Funky Junk

play by Sue Murray , illustrated by Tohby Riddle

Learning Intention:

I am learning to draw connections between personal connections and text so that I can write a recount with a similar theme.

 

Success Criteria:

  • I can connect personal experience to the text and characters’ feelings
  • I can create a recount using an orientation, ordered events and conclusion
  • I can include feelings of the event

 

After reading the play as a class, ask students to think of a time they also entered a competition. It could be anything from spelling to horse riding to the school athletics carnival. Ask students:

- was anyone cheering them on? Friends, family, class members?

- did they win?

- did they come close to winning?

- did they bomb out?

- how did the experience make them feel?

 

For the students who won, ask them how they imagined Jake felt in the play.

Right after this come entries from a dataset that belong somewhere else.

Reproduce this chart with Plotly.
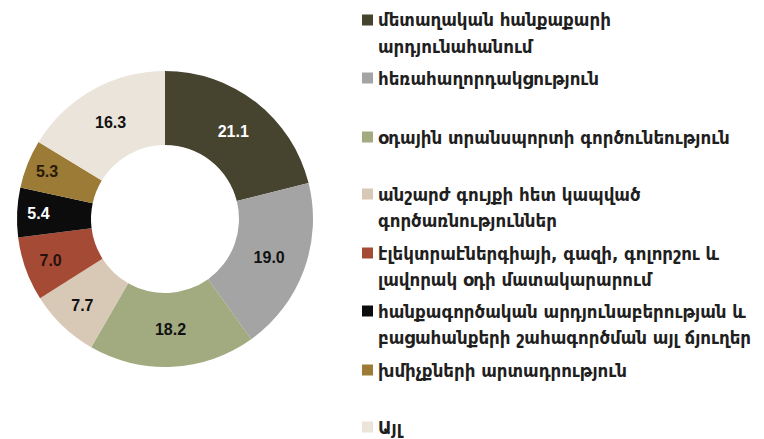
import plotly.graph_objects as go

labels = [
    "մետաղական հանքաքարի<br>արդյունահանում",
    "հեռահաղորդակցություն",
    "օդային տրանսպորտի գործունեություն",
    "անշարժ գույքի հետ կապված<br>գործառնություններ",
    "էլեկտրաէներգիայի, գազի, գոլորշու և<br>լավորակ օդի մատակարարում",
    "հանքագործական արդյունաբերության և<br>բացահանքերի շահագործման այլ ճյուղեր",
    "խմիչքների արտադրություն",
    "Այլ",
]
values = [21.1, 19.0, 18.2, 7.7, 7.0, 5.4, 5.3, 16.3]
colors = ["#46432f", "#a4a4a4", "#a2ab80", "#d8c9b6", "#a54a35", "#0c0c0c", "#9b7b36", "#ebe4db"]
text_colors = ["#ffffff", "#111111", "#111111", "#111111", "#2a120c", "#ffffff", "#2a1a08", "#111111"]

W, H = 764, 439

fig = go.Figure(go.Pie(
    labels=labels,
    values=values,
    hole=0.5,
    sort=False,
    direction="clockwise",
    rotation=0,
    marker=dict(colors=colors, line=dict(width=0)),
    texttemplate="%{value:.1f}",
    textposition="inside",
    insidetextorientation="horizontal",
    textfont=dict(family="Liberation Sans", size=16, color=text_colors, weight="bold"),
    domain=dict(x=[(165 - 148) / W, (165 + 148) / W], y=[(H - 219 - 148) / H, (H - 219 + 148) / H]),
    showlegend=False,
))

# custom legend (text + colour squares) laid out to match the reference
item_y = [20, 78, 137, 194, 253, 311, 370, 427]
line_gap = 26
annotations = []
shapes = []
for lab, col, yc in zip(labels, colors, item_y):
    for k, line in enumerate(lab.split("<br>")):
        annotations.append(dict(
            x=376 / W, y=1 - (yc + k * line_gap) / H, xref="paper", yref="paper",
            xanchor="left", yanchor="middle", text=line, showarrow=False,
            font=dict(family="DejaVu Sans Condensed", size=18.5, color="#1f1f1f", weight="bold"),
        ))
    shapes.append(dict(
        type="rect", xref="paper", yref="paper",
        x0=362 / W, x1=373 / W, y0=1 - (yc + 5.5) / H, y1=1 - (yc - 5.5) / H,
        fillcolor=col, line=dict(width=0),
    ))

fig.update_layout(
    width=W, height=H,
    margin=dict(l=0, r=0, t=0, b=0),
    paper_bgcolor="white",
    plot_bgcolor="white",
    annotations=annotations,
    shapes=shapes,
)

fig.write_html("out.html", config={"displayModeBar": False},
               post_script="document.body.style.margin='0';")
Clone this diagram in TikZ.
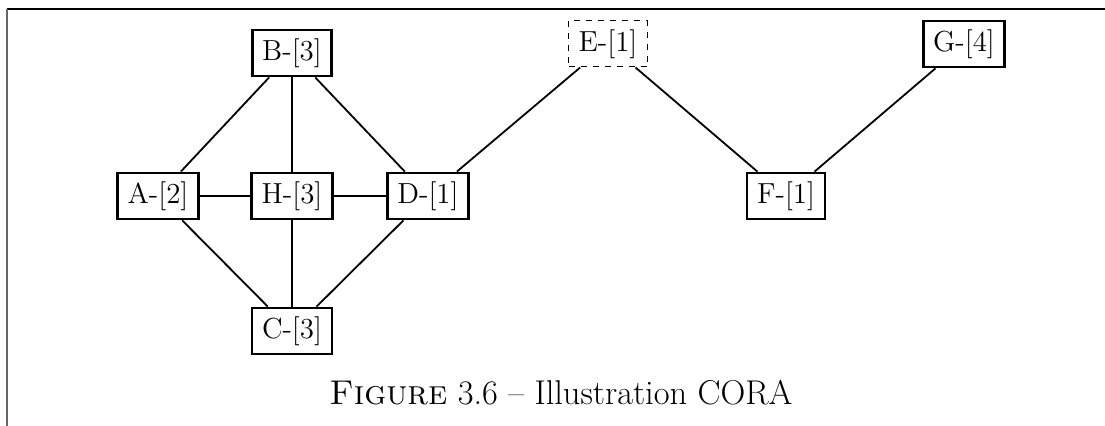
\documentclass[tikz,border=0pt]{standalone}
\begin{document}
\begin{tikzpicture}[x=0.5pt,y=-0.5pt,
  vbox/.style={draw, line width=1.4pt, fill=white, font=\fontsize{14.5}{17}\selectfont, inner xsep=5pt, minimum height=23pt},
  dbox/.style={draw, dashed, line width=0.5pt, fill=white, font=\fontsize{14.5}{17}\selectfont, inner xsep=5pt, minimum height=23pt},
  edge/.style={line width=0.9pt}]
\useasboundingbox (0,0) rectangle (1105,426);
\draw[line width=0.8pt] (7,9) -- (1105,9);
\draw[line width=1pt, black!60] (7,9) -- (7,426);
\node[vbox] (B) at (292,53) {B-[3]};
\node[dbox] (E) at (608,44) {E-[1]};
\node[vbox] (G) at (964,44) {G-[4]};
\node[vbox] (A) at (158,196) {A-[2]};
\node[vbox] (H) at (292,196) {H-[3]};
\node[vbox] (D) at (428,196) {D-[1]};
\node[vbox] (F) at (786,196) {F-[1]};
\node[vbox] (C) at (292,331) {C-[3]};
\draw[edge] (B) -- (A);
\draw[edge] (B) -- (H);
\draw[edge] (B) -- (D);
\draw[edge] (A) -- (H);
\draw[edge] (H) -- (D);
\draw[edge] (A) -- (C);
\draw[edge] (H) -- (C);
\draw[edge] (D) -- (C);
\draw[edge] (D) -- (E);
\draw[edge] (E) -- (F);
\draw[edge] (F) -- (G);
\node[font=\fontsize{17.2}{20}\selectfont, anchor=base] (cap) at (561,405) {\textsc{Figure} 3.6 -- Illustration CORA};
\end{tikzpicture}
\end{document}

Happy, excited, proud, ecstatic? For the students who lost, ask them how they think Emily and Tai felt, or one of the adults. Embarrassed? Sad? Disappointed? Ashamed?

 

Explain that students will recount their experience in any creative way they choose. For example, they can do a written recount, a play like Funky Junk, a comic strip, a series of pictures with captions or an oral retelling.

 

Before beginning on their creative project, students make notes of the events in chronological order, the feelings they experienced and specific details they can remember. For example:

 

- I entered the fifty-metre freestyle in last year’s school swimming carnival

- It was raining that day

- I’d had cereal for breakfast and could feel it churning in my tummy

- We lined up on the blocks

- My mum waved at me from the crowd

- I did a good dive when the whistle blew

- I swam the best I could

- At the end, the parent helper gave me card that said FIRST and I realised I’d won

- I was so happy because I’d never won anything before

- I got to stand on the top of the winner’s block

- My faction cheered when they called my name

- It was one of the best days of my life

 

From these notes, students can start preparing for their recount. Regardless of what format they’re doing, students need to have an orientation (who, where, what, when why), the events in order and a conclusion (how they felt about the event). Encourage them to use the notes they had made before starting.

 

Remind students that recounts use first person past tense (I was, I did, I felt) and to include transitional terms (first, next, then, during, finally). This will apply to most types of recounts except the comic strip and the play. For the comic strip, find templates on Printable Paper’s Comic Pages.

 

Once complete, students can present their recount in small groups, either by showing their work or performing.